伝えたいことを、伝えたい時に、伝えたい人がもうこの世にいなかったら。
それは絶対に後悔する。

だからこそ、ローリングストック方式だ。
日々の感謝は、日々伝える。数年に1回の家族旅行も良いが、小さなコミュニケーションを少しずつ積み重ねる方が、気負わない分、気も楽だ。会うのが久しぶりになると、気恥ずかしくて言いたいことが言えないかもしれないが、毎日少しでも会話をしていれば心の距離も縮まるのではないか。
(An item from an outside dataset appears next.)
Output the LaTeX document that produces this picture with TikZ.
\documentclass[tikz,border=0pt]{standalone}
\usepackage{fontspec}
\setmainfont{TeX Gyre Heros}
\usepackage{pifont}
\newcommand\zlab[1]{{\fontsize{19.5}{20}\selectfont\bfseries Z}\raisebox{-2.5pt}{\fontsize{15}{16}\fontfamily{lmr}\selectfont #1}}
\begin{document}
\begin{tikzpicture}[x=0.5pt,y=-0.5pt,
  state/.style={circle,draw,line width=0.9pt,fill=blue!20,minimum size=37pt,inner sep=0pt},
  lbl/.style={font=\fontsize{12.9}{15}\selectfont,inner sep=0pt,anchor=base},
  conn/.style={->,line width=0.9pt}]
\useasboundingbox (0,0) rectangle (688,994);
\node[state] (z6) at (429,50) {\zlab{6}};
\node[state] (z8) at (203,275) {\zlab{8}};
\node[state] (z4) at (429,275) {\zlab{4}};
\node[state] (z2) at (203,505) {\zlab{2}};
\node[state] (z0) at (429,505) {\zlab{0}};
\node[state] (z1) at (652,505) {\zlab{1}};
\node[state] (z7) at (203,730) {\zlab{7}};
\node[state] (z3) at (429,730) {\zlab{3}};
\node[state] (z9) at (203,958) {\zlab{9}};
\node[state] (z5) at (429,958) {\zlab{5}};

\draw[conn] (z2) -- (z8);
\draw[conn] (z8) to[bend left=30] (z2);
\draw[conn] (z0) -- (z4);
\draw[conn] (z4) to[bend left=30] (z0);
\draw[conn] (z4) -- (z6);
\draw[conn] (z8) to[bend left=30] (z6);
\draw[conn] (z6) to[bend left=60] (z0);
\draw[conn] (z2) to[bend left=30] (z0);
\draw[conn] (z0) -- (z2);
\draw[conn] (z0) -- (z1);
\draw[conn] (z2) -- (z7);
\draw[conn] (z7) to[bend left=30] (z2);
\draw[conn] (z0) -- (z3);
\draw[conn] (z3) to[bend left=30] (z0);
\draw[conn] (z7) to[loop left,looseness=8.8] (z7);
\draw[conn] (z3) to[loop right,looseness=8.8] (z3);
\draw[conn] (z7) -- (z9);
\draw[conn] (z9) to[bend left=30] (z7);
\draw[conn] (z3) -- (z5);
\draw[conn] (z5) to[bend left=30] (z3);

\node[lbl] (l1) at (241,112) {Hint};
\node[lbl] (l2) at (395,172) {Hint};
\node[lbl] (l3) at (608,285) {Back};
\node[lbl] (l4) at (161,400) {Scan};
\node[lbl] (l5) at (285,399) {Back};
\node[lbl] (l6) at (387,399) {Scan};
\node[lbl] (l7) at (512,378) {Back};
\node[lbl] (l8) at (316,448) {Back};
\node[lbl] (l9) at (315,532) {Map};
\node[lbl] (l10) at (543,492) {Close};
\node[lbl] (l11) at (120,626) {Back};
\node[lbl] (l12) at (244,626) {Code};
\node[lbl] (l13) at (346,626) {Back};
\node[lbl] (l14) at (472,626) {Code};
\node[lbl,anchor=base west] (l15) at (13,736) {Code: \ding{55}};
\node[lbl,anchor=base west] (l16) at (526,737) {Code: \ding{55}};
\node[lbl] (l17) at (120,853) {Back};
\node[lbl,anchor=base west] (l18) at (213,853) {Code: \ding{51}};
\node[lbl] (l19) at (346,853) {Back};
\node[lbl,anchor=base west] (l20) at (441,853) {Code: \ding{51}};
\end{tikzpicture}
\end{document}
会いに行くことが難しくても、LINEやメッセンジャー、電話など連絡をとる方法はいくらでもあるはずだ。

私も、どちらかというと親とのコミュニケーションは苦手だったが、「また緊急事態宣言になったね」とか「コロナワクチン打った?」とか、コロナ関連での心配事を確認する意味もこめて、コミュニケーションを増やすようにしている。一言、二言でも安心するし、逆にほんの短い会話でも安心できるのが家族の絆なのだと思う。

ちなみに最近、送ってくれた食料品についてのお礼をLINEした。
「この前送ってくれたパスタソースのシリーズ美味しかった!ありがとう!」
するとこんな返事が返ってきた。
「最近は暑くてそうめんばっかりだよ。パスタソース余ってるからまた送るね」
私のために買ってきてくれているのかと思っていたが、どうやら余りものだったようだ。何はともあれ、親が元気そうで良かった。